What it must be like to be Serena. When women speak up

What it Must be Like to be Serena.
When Women Speak Up

I go to the US open every year. It’s the one New York sporting event I have attended religiously since I first moved to New York City 21 years ago. I played competitively in high school.

So, as is tradition, I bought my tickets to the Women’s finals match for Sept 9th. I secretly hoped to see Serena play. Since she and her sister came onto the tennis scene, they have injected a wonderful new energy into women’s tennis. Men’s finals were always the most anticipated event and the women’s matches were a ‘coda.’  

Prompted by a conversation happening behind me at last year’s match, I read Richard Williams’ book Black and White: The Way I See It.   (Serena was playing on the main court, of course.) The guys behind me were in awe of the fact that her father wrote a manifesto about the athletes—no the warriors— he was going to nurture and create someday. This was written even before Serena and Venus were born. Once they were born, he moved his girls from the sleepy suburbs of Long Beach, California, to the drug-addled tennis courts of Compton. Why? Because he was building warriors. Not princesses. What must it be like to be Serena?

Fast forward to this past Saturday. Just as we were heading into Arthur Ashe Stadium, my friends and I got into a conversation about the headwinds Serena upon returning to tennis post child-birth.  For the 13 months that she was away from the game, her ranking slid from No. 1 in the world to No. 454.  French Open officials faced criticism for not seeding her, even though she won the tournament three times already.  She made it to the fourth round anyway. Hours before she was due to face off with Maria Sharapova, she was forced to withdraw because of an injury. The US Open decided, starting this year, that it will no longer penalize players for pregnancy-related breaks.
Yes, I saw Serena break her racket on Saturday at the US Open women’s finals. Yes I heard about the code violation. Yes, I saw her in a heated debate with the umpire, gesticulating wildly in protest. Yes I heard about the second code violation, and the awarding of an entire game to her opponent Naomi.  It seemed extreme. The game was on a downward spiral afterwards. It was as if the air had been taken out of a balloon.

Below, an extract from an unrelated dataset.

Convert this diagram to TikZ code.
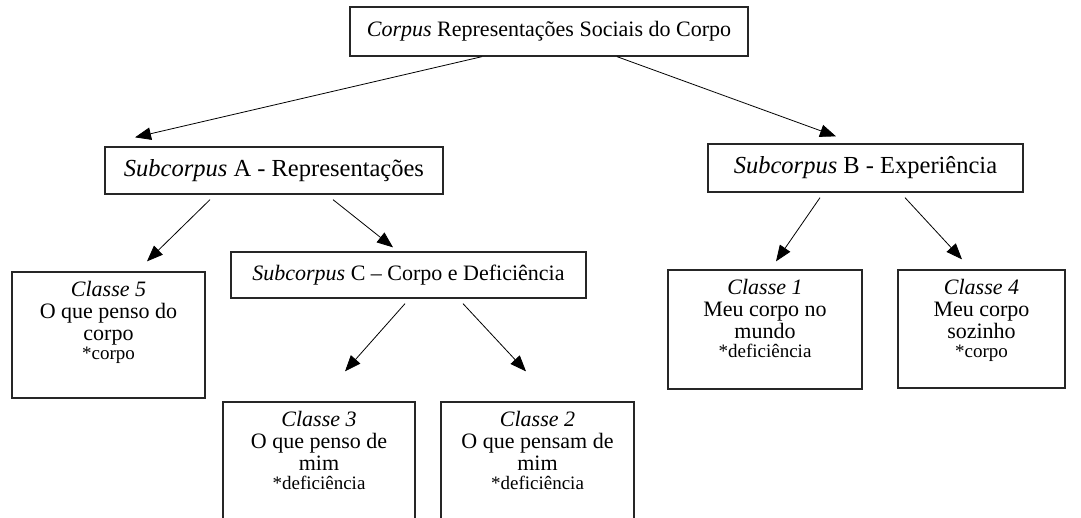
\documentclass[tikz,border=0pt]{standalone}
\usepackage{fontspec}
\setmainfont{Liberation Serif}
\usetikzlibrary{arrows.meta}
\tikzset{
  box/.style={draw=black!85, line width=1.3pt, inner sep=0pt, font=\fontsize{22}{22}\selectfont},
  bigbox/.style={box, font=\fontsize{24.5}{24.5}\selectfont},
  cls/.style={anchor=north, align=center, inner sep=0pt, font=\fontsize{22}{22}\selectfont},
  arr/.style={-{Triangle[length=16pt,width=12.5pt]}, line width=0.8pt},
}
\newcommand{\smalltxt}[1]{{\fontsize{19}{19}\selectfont #1}}
\begin{document}
\begin{tikzpicture}[x=1pt,y=-1pt]
\clip (0,0) rectangle (1081,517);
\fill[white] (0,0) rectangle (1081,517);

\node[box, minimum width=398pt, minimum height=49pt] (top) at (549,31.5) {\textit{Corpus} Representações Sociais do Corpo};
\node[bigbox, minimum width=338pt, minimum height=47pt] (sa) at (274,170.5) {\textit{Subcorpus} A - Representações};
\node[bigbox, minimum width=315pt, minimum height=48pt] (sb) at (865.5,168) {\textit{Subcorpus} B - Experiência};
\node[box, minimum width=355pt, minimum height=46pt] (sc) at (408.5,275) {\textit{Subcorpus} C – Corpo e Deficiência};

\node[box, minimum width=193pt, minimum height=126pt] (c5) at (108.5,335) {};
\node[cls] (c5t) at ([yshift=-10pt]c5.north) {\textit{Classe 5}\\O que penso do\\corpo\\[-3pt]\smalltxt{*corpo}};

\node[box, minimum width=194pt, minimum height=119pt] (c1) at (765,329.5) {};
\node[cls] (c1t) at ([yshift=-10pt]c1.north) {\textit{Classe 1}\\Meu corpo no\\mundo\\[-3pt]\smalltxt{*deficiência}};

\node[box, minimum width=167pt, minimum height=118pt] (c4) at (981.5,329) {};
\node[cls] (c4t) at ([yshift=-10pt]c4.north) {\textit{Classe 4}\\Meu corpo\\sozinho\\[-3pt]\smalltxt{*corpo}};

\node[box, minimum width=192pt, minimum height=138pt] (c3) at (319,471) {};
\node[cls] (c3t) at ([yshift=-10pt]c3.north) {\textit{Classe 3}\\O que penso de\\mim\\[-3pt]\smalltxt{*deficiência}};

\node[box, minimum width=193pt, minimum height=138pt] (c2) at (537.5,471) {};
\node[cls] (c2t) at ([yshift=-10pt]c2.north) {\textit{Classe 2}\\O que pensam de\\mim\\[-3pt]\smalltxt{*deficiência}};

\draw[arr] ([xshift=-67pt]top.south) -- ([xshift=-139pt,yshift=9pt]sa.north);
\draw[arr] ([xshift=68pt]top.south) -- ([xshift=-29.5pt,yshift=7pt]sb.north);
\draw[arr] ([xshift=-64pt,yshift=-5pt]sa.south) -- ([xshift=38.5pt,yshift=10pt]c5.north);
\draw[arr] ([xshift=59pt,yshift=-5pt]sa.south) -- ([xshift=-15.5pt,yshift=4pt]sc.north);
\draw[arr] ([xshift=-3.5pt,yshift=-5pt]sc.south) -- ([xshift=26pt,yshift=30pt]c3.north);
\draw[arr] ([xshift=54.5pt,yshift=-5pt]sc.south) -- ([xshift=-11.5pt,yshift=30pt]c2.north);
\draw[arr] ([xshift=-45.5pt,yshift=-5pt]sb.south) -- ([xshift=11pt,yshift=8pt]c1.north);
\draw[arr] ([xshift=39.5pt,yshift=-5pt]sb.south) -- ([xshift=-19.5pt,yshift=10pt]c4.north);
\end{tikzpicture}
\end{document}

As I posted photos on Facebook, folks from my hometown and friends asked me what it must have been like to be at the match on Saturday.

I thought about what it must be like to be Serena. To live her life in the public eye. To have a father who was once her coach.  To not get seeded at the French Open because she gave birth to a child. To face criticism for cheating.
So my take on that moment, when she was locked in debate with the umpire, was that it was a watershed moment. The pot had boiled over.  Every allegation, every criticism, every injury that has happened since her return to the game, came to a head.

Rather than buckling, she stood up for herself. And she said it out loud. She stood up for her daughter.
Indra Nooyi, speaking at the Forbes Women Conference this summer, said, “Women have to work twice as hard to prove themselves as men.” I would wager, after Saturday’s match, women also have to work twice as hard at grace under pressure.

I can’t imagine what it must be like to be Serena.